Adhérer à « Dallas Buyers Club »

ImageÊtre atteint du Sida, cette « maladie de tapette » ? Impensable pour ce Texan de Ron Woodroof (Matthiew  McConaughey, Golden Globe du meilleur acteur drame), homophobe jusqu’aux tripes, dont la vie est régie par la drogue, le sexe, et le rodéo. Et pourtant. On est en 1985 et les médecins ne donnent plus que trente jours à vivre à cet électricien de Dallas. Il aurait pu épouser la fatalité. Il a choisi le combat. Et en a fait un business : le « Dallas Buyers Club ».
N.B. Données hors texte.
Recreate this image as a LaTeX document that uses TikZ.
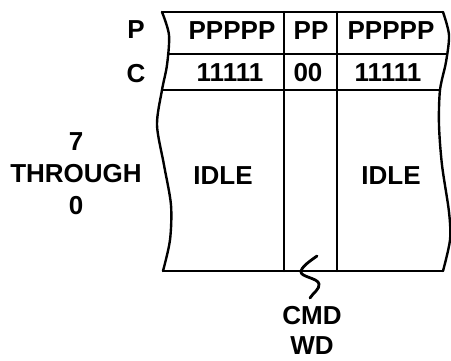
\documentclass[tikz,border=0pt]{standalone}
\usepackage{fontspec}
\setmainfont{Liberation Sans}
\usetikzlibrary{positioning}

\begin{document}
\begin{tikzpicture}[
    x=1pt, y=-1pt,
    rule/.style={line width=2.4pt, line cap=round, line join=round},
    txt/.style={font=\fontsize{26}{32}\selectfont\bfseries, inner sep=0pt},
  ]
  \useasboundingbox (0,0) rectangle (451,361);

  % ===== frame: wavy sides, row rules, column rules =====
  \draw[rule] plot[smooth] coordinates {(162,12) (169,35) (167,65) (162,90)
    (157,125) (164,165) (171,205) (170,240) (163,271)};
  \draw[rule] plot[smooth] coordinates {(443,12) (449,35) (446,62) (440,90)
    (439,125) (442,165) (449,212) (450,240) (443,271)};
  \draw[rule] (162,12) -- (443,12);
  \draw[rule] (168,54) -- (447,54);
  \draw[rule] (162,90) -- (440,90);
  \draw[rule] (163,271) -- (443,271);
  \draw[rule] (284,12) -- (284,271);
  \draw[rule] (337,12) -- (337,271);

  % ===== row labels =====
  \node[txt] (plbl) at (136,30) {P};
  \node[txt] (clbl) at (136,74) {C};
  \node[txt, align=center] (bits) at (76,174) {7\\THROUGH\\0};

  % ===== cell contents =====
  \node[txt] (pleft)  at (232,31) {PPPPP};
  \node[txt] (pmid)   at (311,31) {PP};
  \node[txt] (pright) at (391,31) {PPPPP};
  \node[txt] (cleft)  at (230,73) {11111};
  \node[txt] (cmid)   at (308,73) {00};
  \node[txt] (cright) at (388,73) {11111};
  \node[txt] (idlel)  at (223,176) {IDLE};
  \node[txt] (idler)  at (391,176) {IDLE};

  % ===== command word callout =====
  \node[txt, align=center, font=\fontsize{26}{30}\selectfont\bfseries]
    (cmd) at (312,330) {CMD\\WD};
  \coordinate (lead) at (310,298);
  \coordinate (tip) at (317,256);
  \draw[rule, line width=2.8pt] (lead) .. controls (313,293) and (320,289) .. (319,284)
    .. controls (318,278) and (301,277) .. (301,272)
    .. controls (301,267) and (310,261) .. (tip);
\end{tikzpicture}
\end{document}
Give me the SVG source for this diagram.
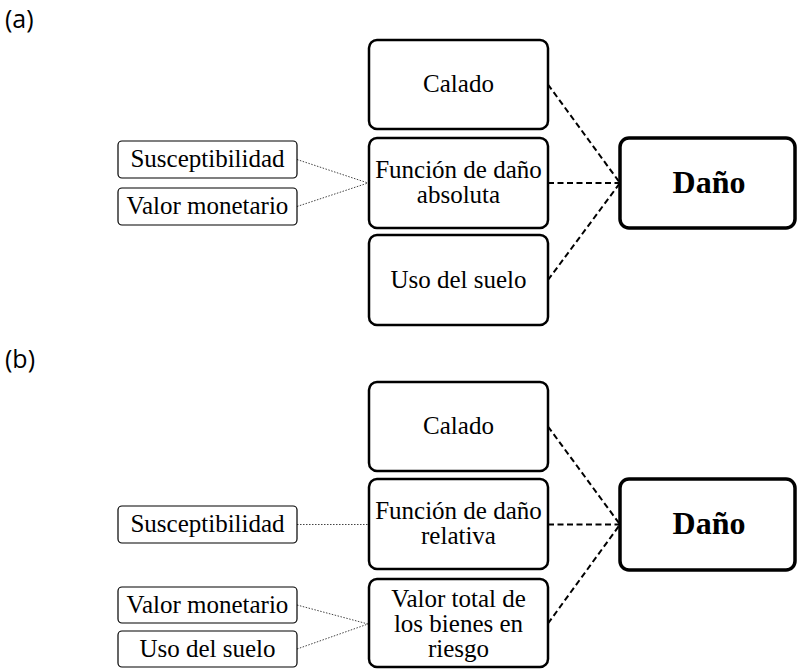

Tiré d’une histoire vraie, le film est un hymne à la vie. La mort est là, pesante, physique, les corps rachitiques – McConaughey a perdu vingt kilos pour le rôle.  C’est la lutte d’un homme contre la maladie, contre le système, qui est dépeinte sans sentimentalisme : la matière se montre abrupte, crue, ultra-réaliste. Ce Ron Woodroof a tout de l’anti-modèle hollywoodien. Cowboy macho, antipathique,  sa première réaction est saisissante quand il apprend qu’il est atteint du Sida : « Je ne suis pas une pédale ». La mentalité du personnage dérange, écœure. Sa métamorphose séduit. D’homophobe invétéré le voilà activiste contre le sida, tolérant, ouvert aux autres, mais sans tomber dans le profil mièvre et fragile. Ron reste une brute, mais une brute avec du cœur. Sans pour autant en perdre le sens des affaires. En effet, alors qu’il accuse les laboratoires pharmaceutiques d’intoxiquer les patients séropositifs avec de l’AZT alors au stade expérimental -où l’humain se fait cobaye-, Ron se tourne vers des remèdes qu’il importe du Mexique, et en fait profiter les clients du « Dallas Buyers Club » pour la somme mensuelle de 400 dollars par personne. Mi-héros mi-dealer, bienfaiteur opportuniste, Ron Woodroof endosse le costume du défenseur d’une cause fondamentale : celle  «du droit de chaque individu de contrôler ce qui est introduit dans son corps ».

Le réalisateur canadien Jean-Marc Vallée fait de « Dallas Buyers Club » non pas un plaidoyer contre l’homophobie, non pas une ode à la tolérance – contrairement au « Philadelphia » (1993) de Jonathan Demme -, mais l’histoire d’un homme face à la maladie. Le contraste entre le personnage principal Ron Woodroof et son antagoniste Rayon (Jared Leto, Golden Globe du meilleur acteur dans un second rôle), son bras droit transsexuel à fleur de peau du « Dallas Buyers Club », apporte toute la puissance au récit.  Opposés mais complices, les deux acteurs se complètent, dans une improbable alchimie,  jusqu’à devenir le nerf sensitif du film. Un duo exceptionnel voué aux Oscars.